The Spectacular Now pushes genre boundaries by striving for greater realism than the grittiest Hughes films. Simple choices such as highlighting the actors’ imperfect skin (noticeably no one, not even the pretty girl, Cassidy, wears much makeup), accomplishes this visually. Characters get hangovers and actually slur when they drink. And unlike with Cameron in Ferris Bueller’s Day Off, to pick one of Hughes’s most angsty yet lovable characters, Sutter’s father issues aren’t allegorized in one compact scene (which, in Cameron’s case, ends with a crashed Ferrari). Sutter’s dad (Kyle Chandler) isn’t just inept or out of touch. He’s an addict who goes out drinking when Sutter drives three hours to see him after a decade of separation. He also stands as a lesson to his son, showing Sutter just one way his life could turn out.

Like the Brat-Pack films, Spectacular uses the narrative of a set of high schoolers to show the universality of restless and anxious young-adulthood. The film also successfully zooms out to other lives. On graduation day, Cassidy tells Sutter that she and her new boyfriend (who reveals his frustration that he can’t make Cassidy laugh like Sutter did) have decided to attend college together in California. It reminds us that Aimee and Sutter’s story is one of the many potential teen movies playing out in their world, a world complex enough on screen for us to imagine these other narratives.

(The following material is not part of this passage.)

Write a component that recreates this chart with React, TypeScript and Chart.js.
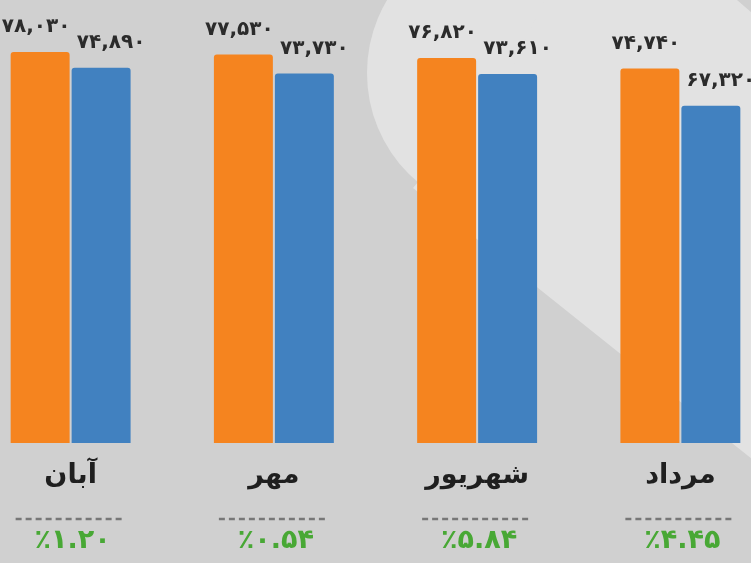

Ultimately, The Spectacular Now creeps toward the reality that no one remains young and invincible. Sutter’s drunken clichés about how you can’t find life in a textbook sound as pathetic as they should, and, at prom, the high-school king arrives at a painful self-awareness. “This is as young as we’re ever going to be,” he says. Most teen films cut off before their characters move on from high school, but as Spectacular ends, Sutter, while still young, has finally finished his college essay and is ready for adulthood.